**What you should do**
Retype nothing but the lines from the start of the material up to and including the line with "(logo) at (636,133)". Pictures don't belong in the copy.

* start *

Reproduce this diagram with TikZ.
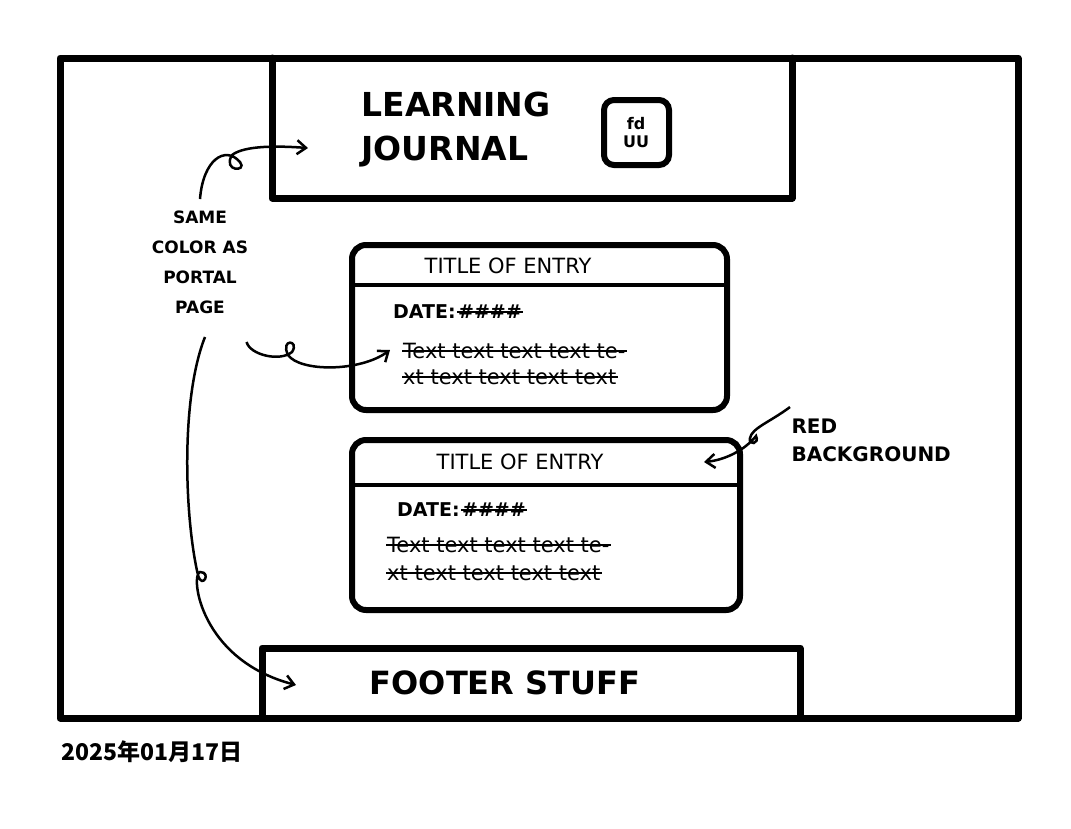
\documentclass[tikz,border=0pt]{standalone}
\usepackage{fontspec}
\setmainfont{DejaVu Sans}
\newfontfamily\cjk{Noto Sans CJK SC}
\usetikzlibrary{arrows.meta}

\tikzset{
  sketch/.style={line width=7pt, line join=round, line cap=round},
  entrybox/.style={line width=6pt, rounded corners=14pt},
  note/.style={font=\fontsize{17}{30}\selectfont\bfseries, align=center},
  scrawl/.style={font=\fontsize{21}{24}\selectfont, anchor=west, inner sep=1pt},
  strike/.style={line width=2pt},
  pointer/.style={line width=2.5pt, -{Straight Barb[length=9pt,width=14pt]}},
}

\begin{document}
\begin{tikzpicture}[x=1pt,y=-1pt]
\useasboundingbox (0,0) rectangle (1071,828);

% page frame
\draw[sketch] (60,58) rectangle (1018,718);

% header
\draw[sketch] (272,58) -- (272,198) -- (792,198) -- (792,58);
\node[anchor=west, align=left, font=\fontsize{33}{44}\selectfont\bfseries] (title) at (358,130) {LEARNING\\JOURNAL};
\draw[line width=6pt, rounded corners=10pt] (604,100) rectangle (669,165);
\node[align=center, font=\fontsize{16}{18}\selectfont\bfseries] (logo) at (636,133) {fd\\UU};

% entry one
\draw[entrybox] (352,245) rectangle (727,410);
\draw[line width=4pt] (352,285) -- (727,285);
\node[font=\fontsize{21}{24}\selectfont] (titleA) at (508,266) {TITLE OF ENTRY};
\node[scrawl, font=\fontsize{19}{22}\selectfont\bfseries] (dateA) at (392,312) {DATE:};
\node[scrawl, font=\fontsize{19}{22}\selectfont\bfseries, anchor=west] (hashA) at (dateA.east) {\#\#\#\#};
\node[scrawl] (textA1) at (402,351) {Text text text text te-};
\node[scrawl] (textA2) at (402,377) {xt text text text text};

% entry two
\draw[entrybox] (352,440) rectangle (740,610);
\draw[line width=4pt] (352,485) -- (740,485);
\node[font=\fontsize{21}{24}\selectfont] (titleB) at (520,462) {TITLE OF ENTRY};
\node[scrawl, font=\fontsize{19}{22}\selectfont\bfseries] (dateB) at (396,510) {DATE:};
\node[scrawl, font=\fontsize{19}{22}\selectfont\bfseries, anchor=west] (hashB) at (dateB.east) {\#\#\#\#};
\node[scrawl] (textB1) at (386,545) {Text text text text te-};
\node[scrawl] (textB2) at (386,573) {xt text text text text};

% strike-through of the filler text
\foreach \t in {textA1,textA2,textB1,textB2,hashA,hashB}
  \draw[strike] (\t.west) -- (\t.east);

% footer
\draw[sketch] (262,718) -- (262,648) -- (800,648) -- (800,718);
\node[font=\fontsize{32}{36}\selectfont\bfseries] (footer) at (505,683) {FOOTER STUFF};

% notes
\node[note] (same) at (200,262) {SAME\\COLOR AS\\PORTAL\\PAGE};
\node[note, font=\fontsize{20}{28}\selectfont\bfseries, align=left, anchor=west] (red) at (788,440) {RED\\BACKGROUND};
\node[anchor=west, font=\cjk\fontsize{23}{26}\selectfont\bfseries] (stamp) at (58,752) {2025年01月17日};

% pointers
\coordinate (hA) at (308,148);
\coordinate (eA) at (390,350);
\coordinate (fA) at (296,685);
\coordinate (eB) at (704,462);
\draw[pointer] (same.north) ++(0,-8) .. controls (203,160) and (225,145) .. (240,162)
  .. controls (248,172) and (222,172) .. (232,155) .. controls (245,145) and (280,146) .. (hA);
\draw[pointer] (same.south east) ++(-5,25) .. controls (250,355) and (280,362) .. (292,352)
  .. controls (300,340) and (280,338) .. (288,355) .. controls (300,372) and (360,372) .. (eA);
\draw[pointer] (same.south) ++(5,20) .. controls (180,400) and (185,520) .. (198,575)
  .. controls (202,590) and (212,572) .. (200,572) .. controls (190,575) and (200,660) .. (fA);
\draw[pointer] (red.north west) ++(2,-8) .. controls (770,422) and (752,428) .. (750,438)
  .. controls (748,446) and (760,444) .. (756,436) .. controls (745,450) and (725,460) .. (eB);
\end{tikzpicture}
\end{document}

* end *

**Problem solution**
Reproduce this diagram with TikZ.
\documentclass[tikz,border=0pt]{standalone}
\usepackage{fontspec}
\setmainfont{DejaVu Sans}
\newfontfamily\cjk{Noto Sans CJK SC}
\usetikzlibrary{arrows.meta}

\tikzset{
  sketch/.style={line width=7pt, line join=round, line cap=round},
  entrybox/.style={line width=6pt, rounded corners=14pt},
  note/.style={font=\fontsize{17}{30}\selectfont\bfseries, align=center},
  scrawl/.style={font=\fontsize{21}{24}\selectfont, anchor=west, inner sep=1pt},
  strike/.style={line width=2pt},
  pointer/.style={line width=2.5pt, -{Straight Barb[length=9pt,width=14pt]}},
}

\begin{document}
\begin{tikzpicture}[x=1pt,y=-1pt]
\useasboundingbox (0,0) rectangle (1071,828);

% page frame
\draw[sketch] (60,58) rectangle (1018,718);

% header
\draw[sketch] (272,58) -- (272,198) -- (792,198) -- (792,58);
\node[anchor=west, align=left, font=\fontsize{33}{44}\selectfont\bfseries] (title) at (358,130) {LEARNING\\JOURNAL};
\draw[line width=6pt, rounded corners=10pt] (604,100) rectangle (669,165);
\node[align=center, font=\fontsize{16}{18}\selectfont\bfseries] (logo) at (636,133) {fd\\UU};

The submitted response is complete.